Le grand jeu chez les politiques coréens, c'est de trouver un fautif à cette situation. En 2024 un membre du parti du président Yoon (encore au pouvoir à l'époque) accusait les femmes de l'augmentation des suicides masculins dans le pays.Selon le rapport, il serait aujourd'hui plus difficile pour les hommes de trouver un emploi ou une épouse et, par la force des choses, les hommes se suicideraient de stress.

Si ces déclarations nous semblent risibles vu de l'occident, elles sont l'illustration du mal qui touche les sociétés asiatiques (et plus spécifiquement la Corée du Sud) : ce sont des pays ne considèrent toujours pas l'importance de la santé mentale et ce déni commence à peser lourd sur la société : il y aurait un suicide toutes les 40 minutes dans le pays.

À ce jour, aucune politique concrète n'a été mise en place dans le pays pour lutter contre ce fléau. On retrouve heureusement des dispositifs anti-suicide sur les ponts de Séoul et des téléphones d'urgence, mais ces solutions ne traitent pas le problème à la source. Au vu des instabilités politiques du pays - qui n'a toujours pas de gouvernement stable depuis la tentative de coup d'État de Yoon Suk-yeol, la situation n'est pas près de s'arranger.

Quid de l'industrie du divertissement ?

Pour ce qui est de l'industrie du divertissement, il y a heureusement quelques légers changements. En 2023, suite à une enquête du média Dispatch sur la carrière de Lee Seung-gi, le gouvernement a mis en place de nouvelles mesures pour protéger les jeunes recrues de l'industrie (et éviter leur exploitation).
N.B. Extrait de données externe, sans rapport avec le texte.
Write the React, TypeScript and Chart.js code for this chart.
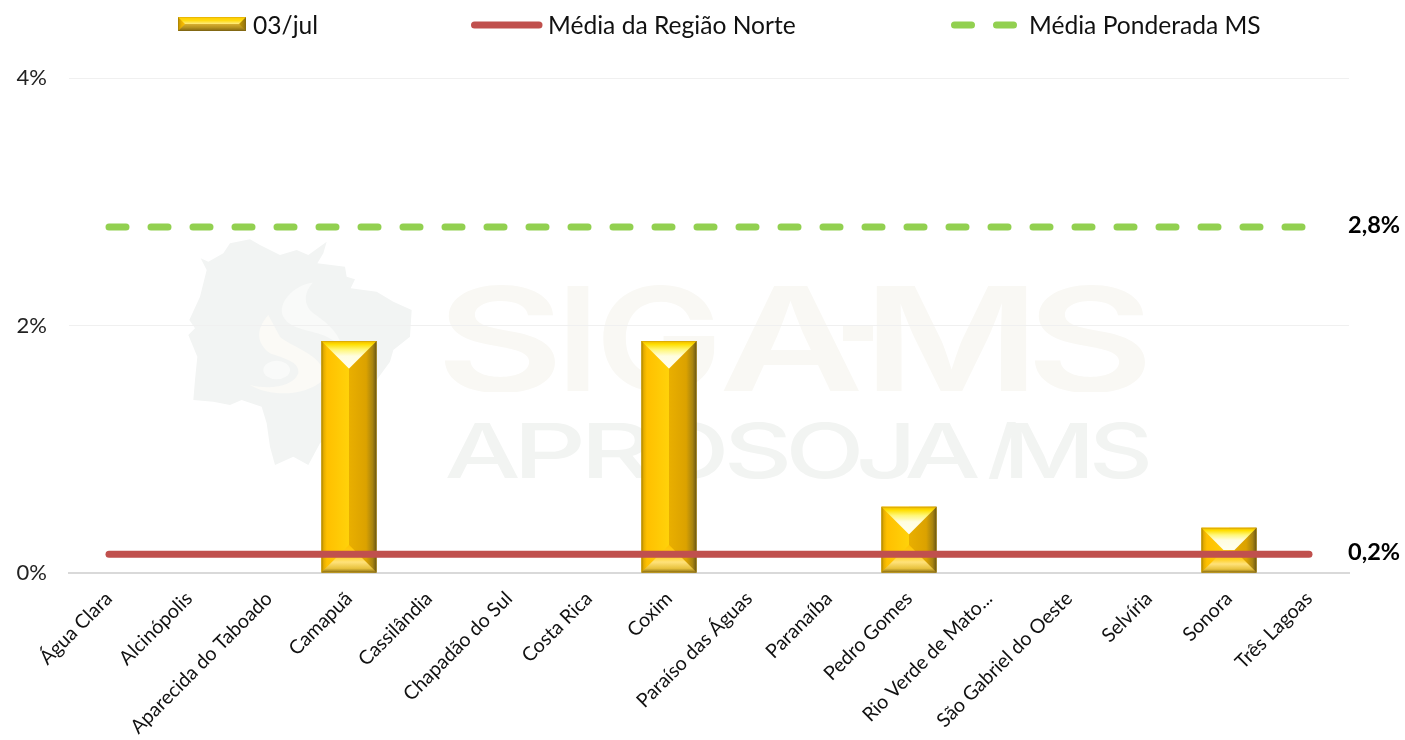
import React, { useEffect, useRef } from "react";
import { Chart, registerables } from "chart.js";

Chart.register(...registerables);

const categories = [
  "Água Clara", "Alcinópolis", "Aparecida do Taboado", "Camapuã", "Cassilândia",
  "Chapadão do Sul", "Costa Rica", "Coxim", "Paraíso das Águas", "Paranaíba",
  "Pedro Gomes", "Rio Verde de Mato...", "São Gabriel do Oeste", "Selvíria", "Sonora", "Três Lagoas",
];
const dayValues = [0, 0, 0, 1.875, 0, 0, 0, 1.875, 0, 0, 0.535, 0, 0, 0, 0.365, 0];
const northAverage = 0.152;
const stateAverage = 2.795;
const northValues = categories.map(() => northAverage);
const stateValues = categories.map(() => stateAverage);
const labelDay = "03/jul";
const labelNorth = "Média da Região Norte";
const labelState = "Média Ponderada MS";
const yTicks = [0, 2, 4];

const FONT = "Lato, 'Open Sans', sans-serif";
const RED = "#c0504d";
const GREEN = "#92d050";

function grad(ctx: CanvasRenderingContext2D, x0: number, y0: number, x1: number, y1: number, stops: [number, string][]) {
  const g = ctx.createLinearGradient(x0, y0, x1, y1);
  stops.forEach(([o, c]) => g.addColorStop(o, c));
  return g;
}

function poly(ctx: CanvasRenderingContext2D, pts: number[][], fill: string | CanvasGradient) {
  ctx.beginPath();
  pts.forEach(([x, y], i) => (i ? ctx.lineTo(x, y) : ctx.moveTo(x, y)));
  ctx.closePath();
  ctx.fillStyle = fill;
  ctx.fill();
}

function bevelBox(ctx: CanvasRenderingContext2D, x: number, y: number, w: number, h: number, legend = false) {
  const b = Math.min(w / 2, h / 2, 27.5);
  const r = x + w;
  const B = y + h;
  const il = x + b, ir = r - b, it = y + b, ib = B - b;
  const midX = x + w / 2;
  ctx.save();
  poly(ctx, [[x, y], [midX, y], [midX, B], [x, B]], grad(ctx, x, 0, midX, 0, [
    [0, "#b48a00"], [0.09, "#e6ae00"], [0.2, "#ffc000"], [1, "#ffd20a"],
  ]));
  poly(ctx, [[midX, y], [r, y], [r, B], [midX, B]], grad(ctx, midX, 0, r, 0, legend
    ? [[0, "#e9af00"], [0.8, "#c99a00"], [1, "#8a6d10"]]
    : [[0, "#e9af00"], [0.62, "#dba200"], [0.85, "#a98510"], [1, "#6a5614"]]));
  poly(ctx, [[x, y], [r, y], [ir, it], [il, it]], grad(ctx, 0, y, 0, it, legend
    ? [[0, "#ffc800"], [0.5, "#ffdc10"], [1, "#ffec80"]]
    : [[0, "#eeb500"], [0.12, "#ffdf00"], [0.32, "#fff77a"], [0.55, "#fffde0"], [1, "#fffff2"]]));
  poly(ctx, [[x, B], [r, B], [ir, ib], [il, ib]], grad(ctx, 0, ib, 0, B, legend
    ? [[0, "#d8b030"], [0.5, "#b59220"], [1, "#806510"]]
    : [[0, "#ffc400"], [0.4, "#ffcf20"], [0.62, "#ffe27a"], [0.85, "#e8c23e"], [1, "#8a6d10"]]));
  ctx.strokeStyle = "rgba(110,90,30,0.15)";
  ctx.lineWidth = 1;
  ctx.strokeRect(x + 0.5, y + 0.5, w - 1, h - 1);
  ctx.restore();
}

// Faint background watermark, outline points (crop space: x/3+180, y/3+230).
const mapOutline = [
  [150, 40], [210, 28], [240, 45], [300, 75], [350, 60], [385, 75], [440, 35], [430, 70], [412, 100],
  [495, 110], [500, 140], [525, 148], [512, 175], [590, 185], [640, 215], [695, 240], [690, 320],
  [640, 360], [630, 395], [590, 450], [585, 480], [540, 540], [480, 600], [420, 640], [385, 705],
  [340, 680], [285, 705], [270, 650], [260, 580], [245, 530], [185, 510], [150, 525], [100, 515],
  [40, 510], [45, 450], [52, 380], [25, 315], [45, 295], [28, 270], [60, 200], [80, 120], [62, 85],
  [85, 95], [130, 70],
];
const wordTop: [string, number, number][] = [
  ["S", 444, 555], ["I", 567, 589], ["G", 603, 715], ["A", 723, 860], ["M", 876, 1027], ["S", 1034, 1145],
];
const wordBottom: [string, number, number][] = [
  ["A", 446, 518], ["P", 522, 582], ["R", 589, 652], ["O", 656, 725], ["S", 728, 788], ["O", 791, 860],
  ["J", 860, 909], ["A", 906, 978], ["/", 986, 1017], ["M", 1011, 1088], ["S", 1093, 1149],
];

function fittedGlyphs(ctx: CanvasRenderingContext2D, glyphs: [string, number, number][], baseline: number, capH: number, font: string, color: string) {
  ctx.save();
  ctx.beginPath();
  ctx.rect(0, baseline - capH - 1, 1405, capH + 2);
  ctx.clip();
  ctx.font = font;
  ctx.fillStyle = color;
  ctx.textAlign = "left";
  ctx.textBaseline = "alphabetic";
  glyphs.forEach(([ch, x0, x1]) => {
    const m = ctx.measureText(ch);
    const inkW = m.actualBoundingBoxLeft + m.actualBoundingBoxRight;
    const sx = (x1 - x0) / inkW;
    ctx.save();
    ctx.translate(x0 + m.actualBoundingBoxLeft * sx, baseline);
    ctx.scale(sx, 1);
    ctx.fillText(ch, 0, 0);
    ctx.restore();
  });
  ctx.restore();
}

const watermarkPlugin = {
  id: "watermark",
  beforeDraw(chart: any) {
    const ctx: CanvasRenderingContext2D = chart.ctx;
    ctx.save();
    ctx.save();
    ctx.translate(180, 230);
    ctx.scale(1 / 3, 1 / 3);
    poly(ctx, mapOutline, "#f2f4f3");
    ctx.fillStyle = "#fbfaf6";
    ctx.beginPath();
    ctx.moveTo(265, 255);
    ctx.bezierCurveTo(225, 300, 230, 340, 270, 370);
    ctx.bezierCurveTo(310, 385, 360, 395, 355, 430);
    ctx.bezierCurveTo(340, 470, 270, 480, 210, 465);
    ctx.bezierCurveTo(280, 505, 380, 495, 430, 450);
    ctx.bezierCurveTo(450, 380, 330, 350, 300, 320);
    ctx.closePath();
    ctx.fill();
    ctx.fillStyle = "#f9faf9";
    ctx.beginPath();
    ctx.moveTo(398, 158);
    ctx.bezierCurveTo(340, 165, 290, 220, 310, 260);
    ctx.bezierCurveTo(330, 300, 400, 300, 440, 320);
    ctx.lineTo(485, 345);
    ctx.bezierCurveTo(470, 300, 430, 270, 400, 250);
    ctx.bezierCurveTo(370, 225, 370, 190, 398, 158);
    ctx.closePath();
    ctx.fill();
    ctx.beginPath();
    ctx.ellipse(290, 420, 40, 28, 0, 0, Math.PI * 2);
    ctx.fill();
    ctx.restore();
    fittedGlyphs(ctx, wordTop, 391, 105, "600 144px Inter, sans-serif", "#f9f8f4");
    ctx.fillStyle = "#f9f8f4";
    ctx.fillRect(843, 325, 30, 16);
    fittedGlyphs(ctx, wordBottom, 478, 55, "500 76px Inter, sans-serif", "#f2f4f2");
    ctx.restore();
  },
};

const bevelBarsPlugin = {
  id: "bevelBars",
  afterDatasetDraw(chart: any, args: any) {
    if (args.index !== 0) return;
    const ctx: CanvasRenderingContext2D = chart.ctx;
    args.meta.data.forEach((el: any) => {
      const h = el.base - el.y;
      if (h < 1) return;
      bevelBox(ctx, el.x - el.width / 2, el.y, el.width, h);
    });
  },
};

const legendAndLabelsPlugin = {
  id: "legendAndLabels",
  afterDraw(chart: any) {
    const ctx: CanvasRenderingContext2D = chart.ctx;
    const ds = chart.data.datasets;
    ctx.save();
    ctx.font = `24.6px ${FONT}`;
    ctx.fillStyle = "#111";
    ctx.textBaseline = "middle";
    ctx.textAlign = "left";
    ctx.fillText(ds[0].label, 253, 26);
    ctx.fillText(ds[1].label, 548, 26);
    ctx.fillText(ds[2].label, 1029, 26);
    bevelBox(ctx, 178, 17, 68, 14, true);
    ctx.lineWidth = 7;
    ctx.lineCap = "round";
    ctx.strokeStyle = RED;
    ctx.beginPath();
    ctx.moveTo(474.5, 25);
    ctx.lineTo(539, 25);
    ctx.stroke();
    ctx.strokeStyle = GREEN;
    ctx.setLineDash([17, 25]);
    ctx.beginPath();
    ctx.moveTo(954.5, 25);
    ctx.lineTo(1017, 25);
    ctx.stroke();
    ctx.setLineDash([]);
    ctx.font = `bold 23.5px ${FONT}`;
    ctx.fillStyle = "#000";
    [1, 2].forEach((i) => {
      const meta = chart.getDatasetMeta(i);
      const last = meta.data[meta.data.length - 1];
      const v = ds[i].data[ds[i].data.length - 1];
      ctx.fillText(v.toFixed(1).replace(".", ",") + "%", 1348, last.y - 1.5);
    });
    ctx.restore();
  },
};

export default function App() {
  const ref = useRef<HTMLCanvasElement | null>(null);
  useEffect(() => {
    const chart = new Chart(ref.current as HTMLCanvasElement, {
      type: "bar",
      data: {
        labels: categories,
        datasets: [
          { type: "bar", label: labelDay, data: dayValues, backgroundColor: "#ffc800", barPercentage: 0.69, categoryPercentage: 1, order: 3 },
          { type: "line", label: labelNorth, data: northValues, borderColor: RED, borderWidth: 7, borderCapStyle: "round", pointRadius: 0, order: 2, tension: 0 },
          { type: "line", label: labelState, data: stateValues, borderColor: GREEN, borderWidth: 7, borderCapStyle: "round", borderDash: [17, 25], pointRadius: 0, order: 1, tension: 0 },
        ],
      } as any,
      plugins: [watermarkPlugin, bevelBarsPlugin, legendAndLabelsPlugin],
      options: {
        responsive: false,
        animation: false,
        layout: { padding: { top: 78, right: 56, left: 0, bottom: 0 } },
        plugins: { legend: { display: false }, tooltip: { enabled: false }, title: { display: false } },
        scales: {
          x: {
            afterFit: (s: any) => { s.height = 167; },
            grid: { display: false, drawTicks: false },
            border: { color: "#d9d9d9", width: 2 },
            ticks: {
              autoSkip: false, maxRotation: 45, minRotation: 45, padding: 14,
              color: "#111", font: { family: FONT, size: 19.6 },
            },
          },
          y: {
            min: 0, max: 4,
            afterFit: (s: any) => { s.width = 69; },
            afterBuildTicks: (s: any) => { s.ticks = yTicks.map((value) => ({ value })); },
            grid: { color: "#f0f0f0", lineWidth: 1, drawTicks: false },
            border: { display: false },
            ticks: {
              padding: 22, color: "#222", font: { family: FONT, size: 22 },
              callback: (v: any) => `${v}%`,
            },
          },
        },
      } as any,
    });
    return () => chart.destroy();
  }, []);
  return (
    <div style={{ position: "absolute", left: 0, top: 0, width: 1405, height: 740, overflow: "hidden" }}>
      <canvas ref={ref} width={1405} height={740} style={{ display: "block" }} />
    </div>
  );
}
Le nombre d'heures de travail a été réduit pour les stars de Kpop mineures (les moins de 12 ans ne peuvent pas travailler plus de 25 heures par semaine). Il y a également une obligation légale d'assurer l'éducation scolaire des vedettes et ils ne doivent théoriquement plus être soumis à des régimes extrêmes. Ça semble peu, mais pour le pays du matin calme, c'est un énorme pas en avant.

En définitive, ceux qui parlent le mieux de l'urgence de la situation, ce sont les idols eux-mêmes. BTS, NewJeans, Stray Kids, ITZY... Quelle que soit la génération de chanteurs, ils ont tous évoqué la question de la santé mentale. Et s'il y a bien une catégorie de personnes qui peuvent bien faire changer les choses, ce sont bien les stars.